The "energy shock" is forcing a re-evaluation of long-haul strategies. Small wholesalers reported that inventory-related costs surged by over 60% year-over-year in March, marking the sharpest monthly gain in years.

These rising overheads are prompting a shift toward more efficient routing and the acceleration of electric vehicle (EV) integration within last-mile delivery fleets to mitigate the long-term risk of fossil fuel volatility.

Shifting Omnichannel Shopper Behaviors

As gasoline prices impact the median household budget—with some estimates suggesting a $70 monthly increase in fuel spending for two-driver households—consumer behavior is pivoting. The omnichannel landscape is seeing a "value-seeking" trend where shoppers increasingly prioritize price and convenience.

Research from April 2026 indicates that while physical stores remain vital for product discovery, approximately 65% of shoppers now prefer online marketplaces for better pricing and easy comparisons.

This "webrooming" behavior—researching online before buying in-store—is putting pressure on retailers to ensure that digital touchpoints provide transparent, real-time pricing and inventory data.
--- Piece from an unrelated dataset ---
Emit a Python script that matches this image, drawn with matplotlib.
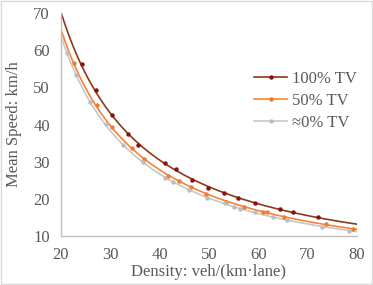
import numpy as np
import matplotlib
matplotlib.use("Agg")
import matplotlib.pyplot as plt
from matplotlib.patches import Rectangle

plt.rcParams["font.family"] = ["Liberation Serif", "DejaVu Serif"]

TEXT = "#595959"
AXIS = "#bfbfbf"

# measured points per truck-vehicle share
k_100 = [24.2, 27.0, 30.3, 33.5, 35.6, 41.0, 43.3, 46.6, 49.9, 53.0, 55.8, 59.4, 64.4, 67.0, 72.2]
v_100 = [56.4, 49.3, 42.7, 37.5, 34.4, 29.7, 27.9, 25.0, 23.0, 21.5, 20.1, 18.8, 17.3, 16.5, 15.1]

k_50 = [22.6, 27.2, 30.3, 34.3, 36.8, 41.6, 44.0, 46.4, 49.4, 53.4, 57.2, 61.0, 61.8, 65.3, 73.7, 79.2]
v_50 = [56.5, 45.2, 39.3, 33.8, 30.7, 26.2, 24.8, 23.1, 21.2, 19.2, 17.8, 16.5, 16.4, 15.2, 13.1, 12.0]

k_0 = [21.2, 23.0, 25.9, 29.1, 32.6, 36.7, 41.1, 42.7, 45.9, 49.7, 53.3, 55.1, 56.3, 59.4, 62.9, 65.8, 73.0, 78.3]
v_0 = [59.2, 53.3, 46.1, 40.1, 34.6, 29.8, 25.7, 24.4, 22.4, 20.1, 18.8, 17.9, 17.3, 16.4, 15.2, 14.3, 12.5, 11.4]

series = [
    ("100% TV", k_100, v_100, "#8b3a1a", "#8b1010"),
    ("50% TV", k_50, v_50, "#f4843a", "#ed7d31"),
    ("\u22480% TV", k_0, v_0, "#c8c8c8", "#bdbdbd"),
]

fig = plt.figure(figsize=(3.73, 2.85), dpi=100)
ax = fig.add_axes([0.1635, 0.172, 0.7935, 0.782])

kk = np.linspace(20, 80, 200)
for label, k, v, lc, mc in series:
    # power trendline fitted in log-log space
    b, a = np.polyfit(np.log(k), np.log(v), 1)
    ax.plot(kk, np.exp(a) * kk ** b, color=lc, lw=1.2, zorder=2)
    ax.plot(k, v, "o", ms=3.2, color=mc, mec="none", zorder=3)
    ax.plot([], [], color=lc, lw=1.2, marker="o", ms=3.2, mfc=mc, mec="none", label=label)

ax.set_xlim(20, 80)
ax.set_ylim(10, 70)
ax.set_xticks(range(20, 81, 10))
ax.set_yticks(range(10, 71, 10))
for s in ["top", "right"]:
    ax.spines[s].set_visible(False)
for s in ["left", "bottom"]:
    ax.spines[s].set_color(AXIS)
    ax.spines[s].set_linewidth(1.0)
ax.tick_params(length=0, colors=TEXT, labelsize=12, pad=8)

ax.set_xlabel("Density: veh/(km\u00b7lane)", color=TEXT, fontsize=12, labelpad=1)
ax.set_ylabel("Mean Speed: km/h", color=TEXT, fontsize=12, labelpad=8)

leg = ax.legend(loc="upper left", bbox_to_anchor=(0.63, 0.77), frameon=False,
                fontsize=12, handlelength=2.0, handletextpad=0.3,
                labelspacing=0.35, borderaxespad=0)
for t in leg.get_texts():
    t.set_color(TEXT)

fig.patches.append(Rectangle((0.002, 0.003), 0.995, 0.993, transform=fig.transFigure,
                             fill=False, edgecolor="#d9d9d9", lw=1.0))

fig.savefig("out.png", dpi=100, facecolor="white")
For brands in the Bentonville ecosystem, maintaining a seamless connection between the digital shelf and the physical store is no longer optional; it is a defensive strategy against decreased discretionary spending.

Corporate Strategy and Market Outlook

The U.S. Energy Information Administration (EIA) notes that while production disruptions in the Middle East have tightened global inventories, the industry is bracing for a prolonged adjustment period. Strategic Petroleum Reserve releases and shifts in OPEC+ production targets are being closely monitored by corporate strategists to forecast margin expansion or contraction through the second half of 2026.

Retail executives are responding with "financial fortitude," focusing on margin management and cost discipline. This includes reimagining marketing strategies to emphasize value and loyalty programs that reward repeat purchases. By integrating advanced AI and supply chain technology, firms are attempting to build more resilient networks that can withstand the unreliability of global energy markets.

As Bentonville continues to serve as the global hub for omnichannel retail, the current oil crisis serves as a reminder of the interconnectedness of energy, logistics, and the consumer journey. The ability to adapt to these macroeconomic pressures will define the leaders of the next retail era.